Singular solution of differential eqn

Question

I want to find singular solutions of $dy/dx = x\sqrt{1-y^2}$ and $\left(e^x+e^{-x}\right)dy/dx = y^2$. For the first one when I solved the differential equation I got $y= \sin(x^2/2+c)$ so that would exclude $y = 1$ or $-1$ as singular solutions right? So what would the singular solution be? And for the second one, is the singular solution simply $y =0$?

Answer 1

$$\frac{dy}{dx}= x\sqrt{1-y^2}\tag 1$$ Obviously the functions $\quad y(x)=1\quad$ and $\quad y(x)=-1\quad$ are solutions of Eq.$(1)$. Observe that they don't belong to the general solution : $\quad y(x)=\sin\left(\frac 12 x^2-C\right)\quad$ for all values of $x\in \Re$.

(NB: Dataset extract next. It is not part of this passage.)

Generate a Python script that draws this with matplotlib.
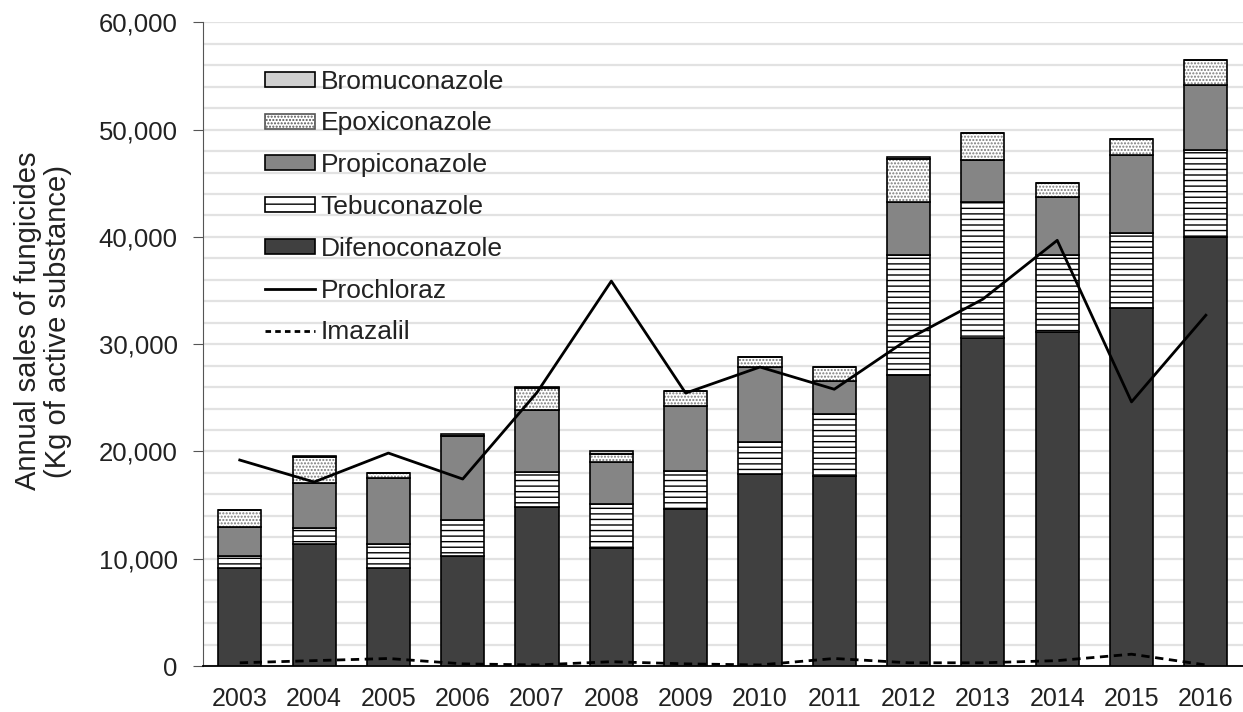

Of course, for example for $x=\sqrt{2C+\pi}$ we have $y(x_0)=1$. But this is only a point $(x_0,1)$, not the whole function $y(x)=1$. So, the function $y(x)=1$ doesn't belong to the above general solution.

$$(e^x+e^{-x})\frac{dy}{dx}= y^2\tag 2$$ Obviously the function $\quad y(x)=0\quad$ is solution of Eq.$(2)$. Observe that this solution doesn't belong to the general solution : $\quad y(x)=\frac{1}{C-\tan^{-1}(e^x)}\quad$ for all values of $x\in \Re$.

Of course, for $x_0=\ln|\tan(C)|$ we have $y(x_0)=0$. But this is only a point $(x_0,0)$, not the whole function $y(x)=0$. So, the function $y(x)=0$ doesn't belong to the above general solution.